We Are Scientists - Helter Seltzer

by Dan Griffiths

Having followed the Cage The Elephant blueprint in cracking the UK music scene before their US compatriots knew who they were, indie three-piece We Are Scientists released their fifth studio album this month. Helter Seltzer arrived with a bang, lead single and first song Buckle already having received radio time after an early release. Drum-rolls and a minor riff, along with the familiar voice of Keith Murray, kick off proceedings well. “I want you to buckle when you think of me,” announces the chorus, projecting the familiar We Are Scientists themes of wistfulness and teenage-like uncertainty and rebelliousness. Having been low-key obsessed with Rules Don’t Stop after playing an obscene amount of Fifa 11 after my GCSEs, I was excited by the latest addition to a music catalogue I was vaguely familiar with and fond of.  Buckle is polished but also unpredictable and heartfelt, sounding like Nothing But Thieves with better guitars. This was a change I approved of.

However, the rest of the album left me feeling largely short-changed. The songs began to blend into one: In My Head is okay; Too Late is boring. Things improved with the introduction of the more expressive Want For Nothing and the punchy Classic Love, meaning the album was, on the whole, a positive experience. But it brought nothing new to the table and I was left wondering, when did indie rock become so boring?

The genre’s success in the ‘00s can be put down to a gap in the market. No matter how good Zayn Malik’s new song may be, or how many people spontaneously combust when David Guetta drops the same bass for the 327th time, there will always be a significant demographic automatically turned off by the umbrella term ‘pop’ and all its disciples. In the past bands like Franz Ferdinand and the Kaiser Chiefs have made up for being generally not very good by appealing to this demographic and churning out admittedly very good songs. The last year, however, has seen an already-burgeoning grime scene explode onto the not-quite mainstream. Artists like Skepta, who was featuring on N Dubz tracks when you were still in nappies, Chip, who’d prefer you forgot about the time he released Oopsy Daisy and focused instead on his huge list of beefs with other rappers, and fashion icon-gone-natural landmark Stormzy, have replaced generic guitar bands to occupy the ‘alternative’ seat.

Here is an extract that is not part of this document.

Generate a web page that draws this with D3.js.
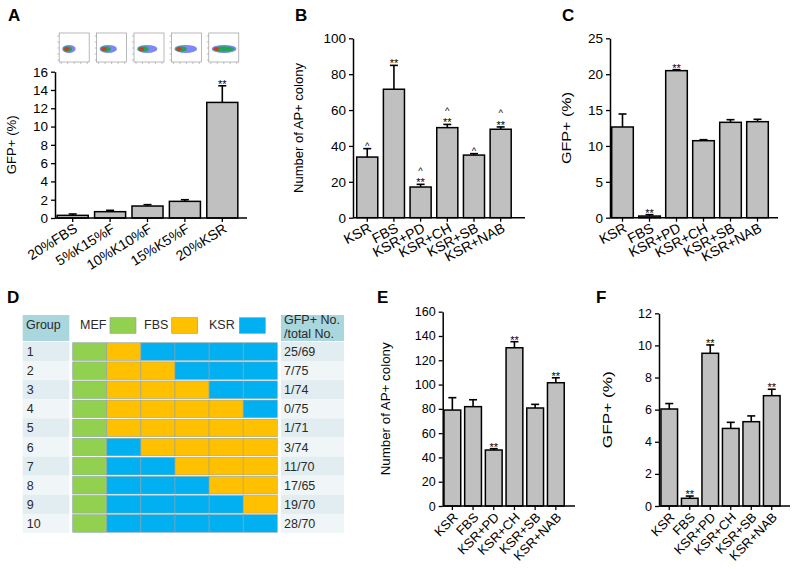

This is not to say there’s no room for indie music, which will always form the basis of any given playlist I make. Rock bands like Catfish And The Bottlemen, Slaves, The Sherlocks and Pretty Vicious are swaggering off the production line as we speak, to great acclaim, and rightly so - their music is exciting and heartfelt. The net around this sort of music seems to be tightening however, and do We Are Scientists make the cut? On the basis of this album, probably not. It’s quite fun and Buckle is a great track, but no new territory is mapped here. In a week where Konnichiwa topped the iTunes album charts, followed by a dozen awful compilations and the Beyoncé and Drake love-in, where so-called music critics across the land conveniently forgot how they’d previously turned their noses up at the ‘too mainstream’ stuff churned out by two colossal personalities, Helter Seltzer made no waves. The indie rock that would once have dominated, or at least, excited the hipsters, went unnoticed, a sign of its largely tame impact.